*DATA SHOWN*.
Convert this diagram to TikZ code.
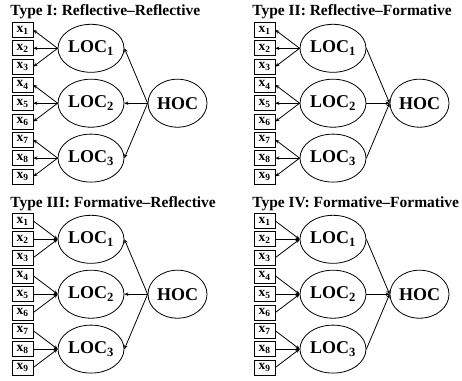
\documentclass[tikz,border=0pt]{standalone}
\usepackage{fontspec}
\setmainfont{Liberation Serif}
\usetikzlibrary{arrows.meta,shapes.geometric}

\tikzset{
  ind/.style={draw, rectangle, minimum width=21pt, minimum height=15pt, inner sep=0pt,
    font=\fontsize{13.5}{13.5}\selectfont\bfseries},
  lat/.style={draw, ellipse, minimum width=66pt, minimum height=48pt, inner sep=0pt,
    font=\fontsize{18}{18}\selectfont\bfseries},
  hoc/.style={draw, ellipse, minimum width=59pt, minimum height=48pt, inner sep=0pt,
    font=\fontsize{18}{18}\selectfont\bfseries},
  ttl/.style={anchor=base west, inner sep=0pt, font=\fontsize{15.5}{16}\selectfont\bfseries},
  refl/.style={-{Stealth[length=4pt,width=3.5pt]}},
  form/.style={{Stealth[length=4pt,width=3.5pt]}-},
}

% one measurement model: prefix, x shift, y shift, title, indicator style, HOC style
\newcommand\sempanel[6]{%
  \begin{scope}[shift={(#2,#3)}]
    \node[ttl] (#1-t) at (10,16) {#4};
    \foreach \i in {1,...,9}
      \node[ind] (#1-x\i) at (22.5,{30+18.3*(\i-1)}) {x\textsubscript{\i}};
    \foreach \j/\k in {1/2,2/5,3/8}
      \node[lat] (#1-L\j) at (91,{30+18.3*(\k-1)}) {LOC\textsubscript{\j}};
    \node[hoc] (#1-H) at (177.5,{30+18.3*4}) {HOC};
    \foreach \j in {1,2,3}{
      \foreach \k in {1,2,3}{
        \pgfmathtruncatemacro\n{3*(\j-1)+\k}
        \draw[#5] (#1-L\j.west) -- (#1-x\n.east);
      }
      \draw[#6] (#1-H.west) -- (#1-L\j.east);
    }
  \end{scope}}

\begin{document}
\begin{tikzpicture}[x=1pt,y=-1pt,line width=0.8pt]
  \useasboundingbox (0,0) rectangle (462,380);
  \clip (0,0) rectangle (462,380);
  \sempanel{a}{0}{0}{Type I: Reflective--Reflective}{refl}{refl}
  \sempanel{b}{242}{0}{Type II: Reflective--Formative}{refl}{form}
  \sempanel{c}{0}{191}{Type III: Formative--Reflective}{form}{refl}
  \sempanel{d}{242}{191}{Type IV: Formative--Formative}{form}{form}
\end{tikzpicture}
\end{document}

*TASK PROMPT*. Reproduce the material above in full and without alteration, but skip all pictures.

*ANSWER IN FULL*.
Convert this diagram to TikZ code.
\documentclass[tikz,border=0pt]{standalone}
\usepackage{fontspec}
\setmainfont{Liberation Serif}
\usetikzlibrary{arrows.meta,shapes.geometric}

\tikzset{
  ind/.style={draw, rectangle, minimum width=21pt, minimum height=15pt, inner sep=0pt,
    font=\fontsize{13.5}{13.5}\selectfont\bfseries},
  lat/.style={draw, ellipse, minimum width=66pt, minimum height=48pt, inner sep=0pt,
    font=\fontsize{18}{18}\selectfont\bfseries},
  hoc/.style={draw, ellipse, minimum width=59pt, minimum height=48pt, inner sep=0pt,
    font=\fontsize{18}{18}\selectfont\bfseries},
  ttl/.style={anchor=base west, inner sep=0pt, font=\fontsize{15.5}{16}\selectfont\bfseries},
  refl/.style={-{Stealth[length=4pt,width=3.5pt]}},
  form/.style={{Stealth[length=4pt,width=3.5pt]}-},
}

% one measurement model: prefix, x shift, y shift, title, indicator style, HOC style
\newcommand\sempanel[6]{%
  \begin{scope}[shift={(#2,#3)}]
    \node[ttl] (#1-t) at (10,16) {#4};
    \foreach \i in {1,...,9}
      \node[ind] (#1-x\i) at (22.5,{30+18.3*(\i-1)}) {x\textsubscript{\i}};
    \foreach \j/\k in {1/2,2/5,3/8}
      \node[lat] (#1-L\j) at (91,{30+18.3*(\k-1)}) {LOC\textsubscript{\j}};
    \node[hoc] (#1-H) at (177.5,{30+18.3*4}) {HOC};
    \foreach \j in {1,2,3}{
      \foreach \k in {1,2,3}{
        \pgfmathtruncatemacro\n{3*(\j-1)+\k}
        \draw[#5] (#1-L\j.west) -- (#1-x\n.east);
      }
      \draw[#6] (#1-H.west) -- (#1-L\j.east);
    }
  \end{scope}}

\begin{document}
\begin{tikzpicture}[x=1pt,y=-1pt,line width=0.8pt]
  \useasboundingbox (0,0) rectangle (462,380);
  \clip (0,0) rectangle (462,380);
  \sempanel{a}{0}{0}{Type I: Reflective--Reflective}{refl}{refl}
  \sempanel{b}{242}{0}{Type II: Reflective--Formative}{refl}{form}
  \sempanel{c}{0}{191}{Type III: Formative--Reflective}{form}{refl}
  \sempanel{d}{242}{191}{Type IV: Formative--Formative}{form}{form}
\end{tikzpicture}
\end{document}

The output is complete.